In their place, 45 camps have been extended throughout the state where six suspected military facilities also appear to have been built featuring a combination of defensive trench positions, helipads and guarded entrances.
[Photo: ASPI]
Elaine Pearson, the Australia Director at Human Rights Watch, says ASPI's findings align with their own documentation of the Myanmar authorities' active acquisition of razed land in northern Rakhine.
"Rohingya refugees in Bangladesh have been able to show us documentation of their ownership of houses and land they lived in before having to flee in August 2017," she said.
"Where refugees say their homes once stood, there is visible construction of government-like buildings over razed or burned land."
According to ASPI, the developments captured by satellite imagery cast doubt on the credibility of claims that refugees will be allowed to return to their homes and raise concerns about the conditions under which those who return would be expected to live.
"The continued destruction of residential areas across 2018 and 2019 - clearly identifiable through our longitudinal satellite analysis - raises serious questions about the willingness of the Myanmar government to facilitate a safe and dignified repatriation process," said Nathan Ruser, a researcher with ASPI's International Cyber Policy Centre in a statement.
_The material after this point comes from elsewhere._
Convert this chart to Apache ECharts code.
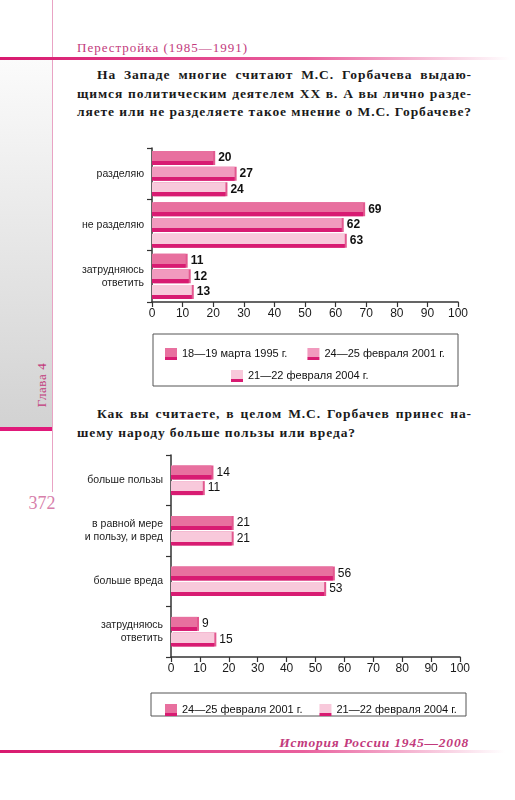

"The ongoing violence, instability, disruptions to internet and communications technologies and the lack of information about the security situation in Rakhine add to those concerns," the study found.
[Margarite Clarey/Al Jazeera]
The findings come in the wake of a leaked ASEAN report penned by the Emergency Response and Assessment Team (ASEAN-ERAT) that gave a two-year trajectory for the completion of voluntary returns of Rohingya refugees to Myanmar.
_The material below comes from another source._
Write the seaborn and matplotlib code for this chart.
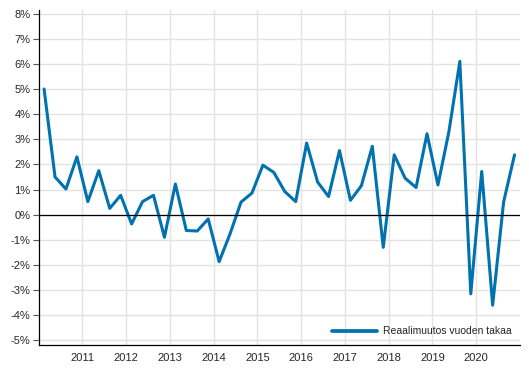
import pandas as pd
import matplotlib
matplotlib.use("Agg")
import matplotlib.pyplot as plt
import matplotlib.ticker as mticker
import seaborn as sns

# quarterly data 2010Q1 - 2020Q4 ---------------------------------
years = list(range(2010, 2021))
quarters = [1, 2, 3, 4]
values = [
    5.0, 1.5, 1.02, 2.3,      # 2010
    0.52, 1.75, 0.25, 0.77,   # 2011
    -0.37, 0.52, 0.77, -0.9,  # 2012
    1.22, -0.63, -0.65, -0.17,  # 2013
    -1.87, -0.76, 0.5, 0.86,  # 2014
    1.97, 1.68, 0.92, 0.52,   # 2015
    2.85, 1.3, 0.72, 2.55,    # 2016
    0.57, 1.15, 2.72, -1.3,   # 2017
    2.38, 1.45, 1.08, 3.22,   # 2018
    1.18, 3.3, 6.1, -3.15,    # 2019
    1.72, -3.6, 0.5, 2.38,    # 2020
]
series_name = "Reaalimuutos vuoden takaa"
xtick_years = list(range(2011, 2021))
ytick_vals = list(range(-5, 9))

df = pd.DataFrame({
    "year": [y for y in years for q in quarters],
    "quarter": [q for y in years for q in quarters],
    "value": values,
})
df["t"] = df["year"] + (df["quarter"] - 0.5) / 4
df["series"] = series_name

sns.set_style("white")
plt.rcParams["font.family"] = ["Liberation Sans", "DejaVu Sans"]

fig = plt.figure(figsize=(5.29, 3.78), dpi=100)
ax = fig.add_axes([0.073, 0.088, 0.910, 0.886])

sns.lineplot(data=df, x="t", y="value", hue="series",
             palette=["#0072b0"], linewidth=2.2, ax=ax)

ax.axhline(0, color="black", linewidth=0.9, zorder=3)

ax.set_xlim(2010, 2021)
ax.set_ylim(-5.175, 8.15)
ax.set_xticks(xtick_years)
ax.set_yticks(ytick_vals)
ax.yaxis.set_major_formatter(mticker.FuncFormatter(lambda v, p: f"{int(round(v))}%"))
ax.grid(True, color="#e3e3e3", linewidth=1.0)
ax.set_axisbelow(True)
ax.set_xlabel("")
ax.set_ylabel("")

for s in ["top", "right"]:
    ax.spines[s].set_visible(False)
for s in ["left", "bottom"]:
    ax.spines[s].set_color("black")
    ax.spines[s].set_linewidth(0.9)

ax.tick_params(axis="y", length=4, width=0.8, color="#555555", labelsize=8, pad=2, left=True)
ax.tick_params(axis="x", length=0, labelsize=8, pad=6)

leg = ax.legend(loc="lower right", frameon=False, fontsize=7.5,
                handlelength=4.3, handletextpad=0.6, borderaxespad=0.4)
for line in leg.get_lines():
    line.set_linewidth(2.7)

plt.savefig("out.png", dpi=100)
The report was met by outcries from experts and activists for its focus on the Myanmar government's infrastructural preparedness rather than human rights concerns.
[Photo: ASPI]
"Given the current situation and context in Rakhine, the lack of redress for victims, the lack of access to services and livelihoods in the areas where housing infrastructure is planned, there is no evidence to show the repatriation process can take place within two years," Pearson wrote via email.
Among the infrastructure highlighted by the ASEAN-ERAT report, the Taung Pyo Letwe reception centre is a 10,000 square metre facility set to cover administrative processes for 300 refugees per day.
But ASPI's cyber centre says it appears more akin to a detention centre featuring housing areas surrounded by fences and watchtowers.
[Photo: ASPI]
John Quinley III, Human Rights Specialist at Fortify Rights told Al Jazeera that the "so-called reception centres look more like prisons" and could further the apartheid system in place in other parts of the state.
"Many Rohingya refugees we have spoken with in Bangladesh say they will not return until they can go back to their original homelands," said Quinley.
For the Rohingya in Kutapalong refugee camp in Bangladesh, the new satellite analysis casts a shadow of doubt on their hopes of one day returning to their homes.
"They broke down our house, but they did not burn it, said 37-year old Abdu Ruhim proudly holding up a photo of the wooden house his family had just moved into in Buthidaung Township when violence broke out in 2017, "at least not the first time."
"If they give my relatives living in camps in Sittwe citizenship then I will think about going back," says the father of three.
"But I won't take my children back to live in a camp."